◆ Task directions
Please give the listing again in its entirety, exactly as written.

+++ Data provided +++

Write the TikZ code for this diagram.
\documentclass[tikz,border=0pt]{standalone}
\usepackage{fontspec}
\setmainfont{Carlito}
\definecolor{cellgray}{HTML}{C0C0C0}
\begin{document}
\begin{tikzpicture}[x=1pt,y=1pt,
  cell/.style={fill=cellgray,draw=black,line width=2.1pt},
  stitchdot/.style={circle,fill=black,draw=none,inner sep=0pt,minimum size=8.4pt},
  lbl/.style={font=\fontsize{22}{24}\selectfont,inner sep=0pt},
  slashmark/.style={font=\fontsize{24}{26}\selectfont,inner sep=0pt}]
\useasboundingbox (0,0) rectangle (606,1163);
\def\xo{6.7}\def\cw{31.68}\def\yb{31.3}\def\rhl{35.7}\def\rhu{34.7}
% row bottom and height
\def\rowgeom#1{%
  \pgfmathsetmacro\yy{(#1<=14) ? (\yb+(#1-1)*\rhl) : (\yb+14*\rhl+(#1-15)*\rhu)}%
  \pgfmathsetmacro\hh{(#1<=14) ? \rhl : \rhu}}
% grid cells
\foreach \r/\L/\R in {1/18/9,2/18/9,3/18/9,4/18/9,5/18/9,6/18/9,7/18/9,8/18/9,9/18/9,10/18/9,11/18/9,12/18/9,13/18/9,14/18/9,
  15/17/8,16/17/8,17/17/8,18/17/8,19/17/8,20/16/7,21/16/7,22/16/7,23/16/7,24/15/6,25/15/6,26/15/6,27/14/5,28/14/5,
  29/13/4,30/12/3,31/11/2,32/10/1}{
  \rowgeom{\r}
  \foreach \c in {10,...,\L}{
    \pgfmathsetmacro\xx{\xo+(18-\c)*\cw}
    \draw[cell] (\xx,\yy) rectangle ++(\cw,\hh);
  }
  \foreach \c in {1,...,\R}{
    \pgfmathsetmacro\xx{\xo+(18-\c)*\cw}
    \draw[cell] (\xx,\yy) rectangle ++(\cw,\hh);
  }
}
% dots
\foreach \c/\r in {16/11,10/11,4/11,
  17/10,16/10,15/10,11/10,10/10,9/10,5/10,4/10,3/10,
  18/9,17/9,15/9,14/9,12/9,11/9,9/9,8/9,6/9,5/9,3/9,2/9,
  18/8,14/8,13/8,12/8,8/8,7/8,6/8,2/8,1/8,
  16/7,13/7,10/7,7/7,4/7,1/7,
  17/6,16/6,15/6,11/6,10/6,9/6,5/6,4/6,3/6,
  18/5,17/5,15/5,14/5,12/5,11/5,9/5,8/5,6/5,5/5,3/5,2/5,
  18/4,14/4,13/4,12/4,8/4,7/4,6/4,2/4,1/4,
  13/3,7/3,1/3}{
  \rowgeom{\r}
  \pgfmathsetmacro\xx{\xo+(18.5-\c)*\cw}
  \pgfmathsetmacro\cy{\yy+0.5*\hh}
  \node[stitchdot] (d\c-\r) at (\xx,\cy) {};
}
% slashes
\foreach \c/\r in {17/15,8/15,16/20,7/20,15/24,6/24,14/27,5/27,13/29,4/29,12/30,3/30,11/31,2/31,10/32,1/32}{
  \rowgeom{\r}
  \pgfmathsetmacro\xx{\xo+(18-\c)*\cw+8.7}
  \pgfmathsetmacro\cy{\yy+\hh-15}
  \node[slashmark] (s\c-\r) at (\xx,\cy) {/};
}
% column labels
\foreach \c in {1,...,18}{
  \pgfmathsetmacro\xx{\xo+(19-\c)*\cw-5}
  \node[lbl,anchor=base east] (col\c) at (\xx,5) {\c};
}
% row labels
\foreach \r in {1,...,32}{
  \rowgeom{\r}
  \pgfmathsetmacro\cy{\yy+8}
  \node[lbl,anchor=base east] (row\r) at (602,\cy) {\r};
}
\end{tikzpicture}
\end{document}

+++

◆ Worked solution
Write the TikZ code for this diagram.
\documentclass[tikz,border=0pt]{standalone}
\usepackage{fontspec}
\setmainfont{Carlito}
\definecolor{cellgray}{HTML}{C0C0C0}
\begin{document}
\begin{tikzpicture}[x=1pt,y=1pt,
  cell/.style={fill=cellgray,draw=black,line width=2.1pt},
  stitchdot/.style={circle,fill=black,draw=none,inner sep=0pt,minimum size=8.4pt},
  lbl/.style={font=\fontsize{22}{24}\selectfont,inner sep=0pt},
  slashmark/.style={font=\fontsize{24}{26}\selectfont,inner sep=0pt}]
\useasboundingbox (0,0) rectangle (606,1163);
\def\xo{6.7}\def\cw{31.68}\def\yb{31.3}\def\rhl{35.7}\def\rhu{34.7}
% row bottom and height
\def\rowgeom#1{%
  \pgfmathsetmacro\yy{(#1<=14) ? (\yb+(#1-1)*\rhl) : (\yb+14*\rhl+(#1-15)*\rhu)}%
  \pgfmathsetmacro\hh{(#1<=14) ? \rhl : \rhu}}
% grid cells
\foreach \r/\L/\R in {1/18/9,2/18/9,3/18/9,4/18/9,5/18/9,6/18/9,7/18/9,8/18/9,9/18/9,10/18/9,11/18/9,12/18/9,13/18/9,14/18/9,
  15/17/8,16/17/8,17/17/8,18/17/8,19/17/8,20/16/7,21/16/7,22/16/7,23/16/7,24/15/6,25/15/6,26/15/6,27/14/5,28/14/5,
  29/13/4,30/12/3,31/11/2,32/10/1}{
  \rowgeom{\r}
  \foreach \c in {10,...,\L}{
    \pgfmathsetmacro\xx{\xo+(18-\c)*\cw}
    \draw[cell] (\xx,\yy) rectangle ++(\cw,\hh);
  }
  \foreach \c in {1,...,\R}{
    \pgfmathsetmacro\xx{\xo+(18-\c)*\cw}
    \draw[cell] (\xx,\yy) rectangle ++(\cw,\hh);
  }
}
% dots
\foreach \c/\r in {16/11,10/11,4/11,
  17/10,16/10,15/10,11/10,10/10,9/10,5/10,4/10,3/10,
  18/9,17/9,15/9,14/9,12/9,11/9,9/9,8/9,6/9,5/9,3/9,2/9,
  18/8,14/8,13/8,12/8,8/8,7/8,6/8,2/8,1/8,
  16/7,13/7,10/7,7/7,4/7,1/7,
  17/6,16/6,15/6,11/6,10/6,9/6,5/6,4/6,3/6,
  18/5,17/5,15/5,14/5,12/5,11/5,9/5,8/5,6/5,5/5,3/5,2/5,
  18/4,14/4,13/4,12/4,8/4,7/4,6/4,2/4,1/4,
  13/3,7/3,1/3}{
  \rowgeom{\r}
  \pgfmathsetmacro\xx{\xo+(18.5-\c)*\cw}
  \pgfmathsetmacro\cy{\yy+0.5*\hh}
  \node[stitchdot] (d\c-\r) at (\xx,\cy) {};
}
% slashes
\foreach \c/\r in {17/15,8/15,16/20,7/20,15/24,6/24,14/27,5/27,13/29,4/29,12/30,3/30,11/31,2/31,10/32,1/32}{
  \rowgeom{\r}
  \pgfmathsetmacro\xx{\xo+(18-\c)*\cw+8.7}
  \pgfmathsetmacro\cy{\yy+\hh-15}
  \node[slashmark] (s\c-\r) at (\xx,\cy) {/};
}
% column labels
\foreach \c in {1,...,18}{
  \pgfmathsetmacro\xx{\xo+(19-\c)*\cw-5}
  \node[lbl,anchor=base east] (col\c) at (\xx,5) {\c};
}
% row labels
\foreach \r in {1,...,32}{
  \rowgeom{\r}
  \pgfmathsetmacro\cy{\yy+8}
  \node[lbl,anchor=base east] (row\r) at (602,\cy) {\r};
}
\end{tikzpicture}
\end{document}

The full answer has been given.